Sunday, November 11, 2012
Wall Street Journal: Tax Twist: At Some Firms, Cutting Corporate Rates May Cost Billions:
What Uncle Sam has given to the earnings of companies like Citigroup, AIG, and Ford he soon might take away.
President Barack Obama has said, most recently during last month's presidential debates, that the 35% U.S. corporate tax rate should be cut. That would mean lower tax bills for many companies. But it also could prompt large write-downs by Citigroup, AIG, Ford and other companies that hold piles of "deferred tax assets," or DTAs.
After posting big losses, these companies have tax credits and deductions they can use to defray future tax bills, thus providing a boost to earnings. But a tax-rate reduction means some of those credits and deductions, counted as assets on the balance sheet, would be worth less, since lower tax bills would mean fewer opportunities to use them before they expire. That would force the companies to write down their value, resulting in charges against earnings. ...
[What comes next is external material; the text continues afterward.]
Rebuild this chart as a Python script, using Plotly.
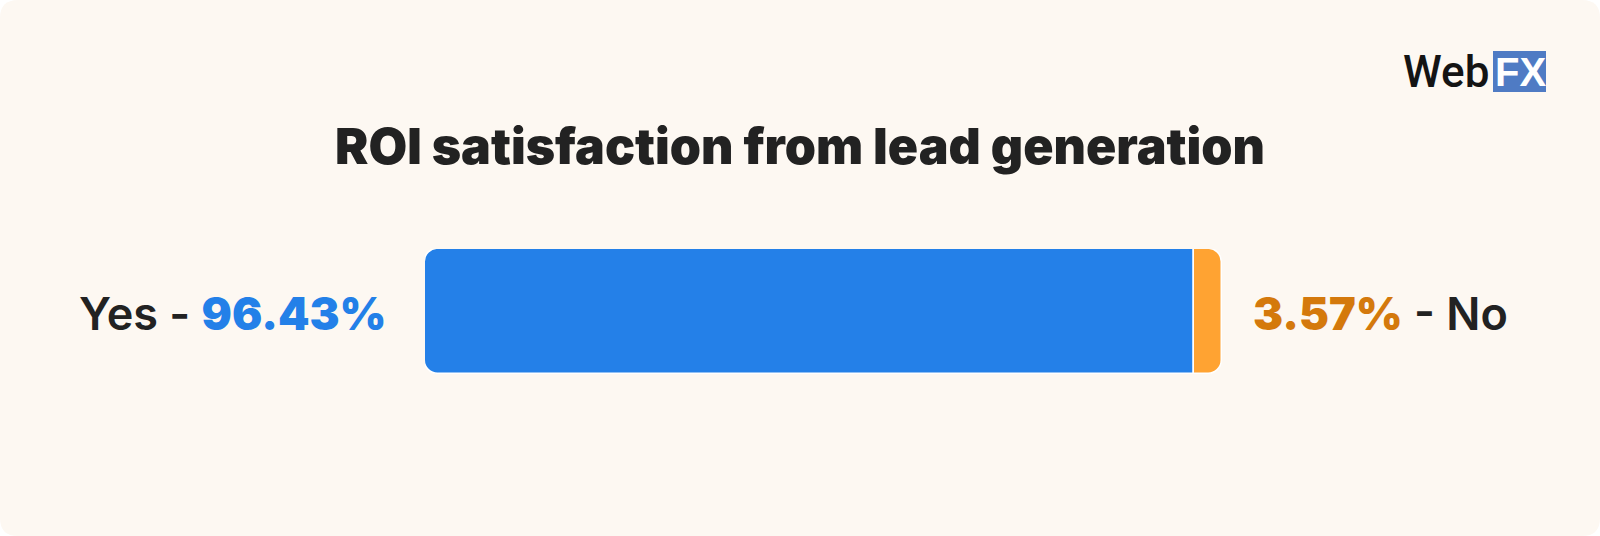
import plotly.graph_objects as go

# ---- data ----
categories = ["ROI satisfaction"]
answers = ["Yes", "No"]
shares = [96.43, 3.57]
title_text = "ROI satisfaction from lead generation"

# ---- style ----
bar_colors = ["#2480E8", "#FFA332"]
label_colors = ["#2380E8", "#D4790C"]
ink = "#222222"
card = "#FDF8F2"

W, H = 1600, 536
L, R, T, B = 425, 378, 249, 162
pw, ph = W - L - R, H - T - B


def px(x):
    return (x - L) / pw


def py(y):
    return (H - B - y) / ph


fig = go.Figure()
# diverging layout around the Yes/No split: Yes extends left, No extends right
fig.add_trace(go.Bar(
    y=categories, x=[-shares[0]], orientation="h",
    marker=dict(color=bar_colors[0], line=dict(color="white", width=1.5), cornerradius=14),
    hoverinfo="skip", name=answers[0],
))
fig.add_trace(go.Bar(
    y=categories, x=[shares[1]], orientation="h",
    marker=dict(color=bar_colors[1], line=dict(color="white", width=1.5), cornerradius=14),
    hoverinfo="skip", name=answers[1],
))

r = 18
card_path = (
    f"M {px(r)},{py(0)} L {px(W - r)},{py(0)} Q {px(W)},{py(0)} {px(W)},{py(r)} "
    f"L {px(W)},{py(H - r)} Q {px(W)},{py(H)} {px(W - r)},{py(H)} "
    f"L {px(r)},{py(H)} Q {px(0)},{py(H)} {px(0)},{py(H - r)} "
    f"L {px(0)},{py(r)} Q {px(0)},{py(0)} {px(r)},{py(0)} Z"
)

shapes = [
    dict(type="path", xref="paper", yref="paper", path=card_path,
         fillcolor=card, line=dict(width=0), layer="below"),
    dict(type="rect", xref="paper", yref="paper",
         x0=px(1493), x1=px(1546), y0=py(92), y1=py(51),
         fillcolor="#4F7BC4", line=dict(width=0), layer="above"),
]

font_main = "Inter, 'Noto Sans', sans-serif"
annotations = [
    dict(xref="paper", yref="paper", x=0, y=0.5, xanchor="right", yanchor="middle",
         xshift=-36, yshift=-2, showarrow=False,
         text=f"{answers[0]} - <span style='font-weight:900;color:{label_colors[0]}'>{shares[0]:.2f}%</span>",
         font=dict(family=font_main, size=45, color=ink, weight=600)),
    dict(xref="paper", yref="paper", x=1, y=0.5, xanchor="left", yanchor="middle",
         xshift=29, yshift=-2, showarrow=False,
         text=f"<span style='font-weight:900;color:{label_colors[1]}'>{shares[1]:.2f}%</span> - {answers[1]}",
         font=dict(family=font_main, size=45, color=ink, weight=600)),
    dict(xref="paper", yref="paper", x=px(1491), y=py(72), xanchor="right", yanchor="middle",
         showarrow=False, text="Web",
         font=dict(family="Roboto, 'Liberation Sans', sans-serif", size=44, color="#141414", weight=500)),
    dict(xref="paper", yref="paper", x=px(1520), y=py(72), xanchor="center", yanchor="middle",
         showarrow=False, text="<b>FX</b>",
         font=dict(family="'Liberation Sans', Arial, sans-serif", size=40, color="white")),
]

fig.update_layout(
    width=W, height=H,
    margin=dict(l=L, r=R, t=T, b=B, pad=0),
    barmode="relative", bargap=0,
    xaxis=dict(range=[-shares[0], shares[1]], visible=False, fixedrange=True),
    yaxis=dict(range=[-0.5, 0.5], visible=False, fixedrange=True),
    paper_bgcolor="white", plot_bgcolor="rgba(0,0,0,0)",
    showlegend=False,
    title=dict(text=title_text, x=0.5, xref="container", xanchor="center",
               y=1 - 146 / H, yref="container", yanchor="middle",
               font=dict(family=font_main, size=50, color=ink, weight=900)),
    shapes=shapes, annotations=annotations,
)

fig.write_html("out.html", config={"displayModeBar": False},
               post_script="document.body.style.margin='0';")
The double-edged sword has some tax watchers wondering whether companies may pressure Congress for a provision enabling them to avoid write-downs if rates are lowered. A spokeswoman for Lockheed Martin, which has $5.4 billion in deferred tax assets, said the company believes tax change should "include transition measures that mitigate impacts and avoid negative unintended results" for companies that based their planning on the current tax system.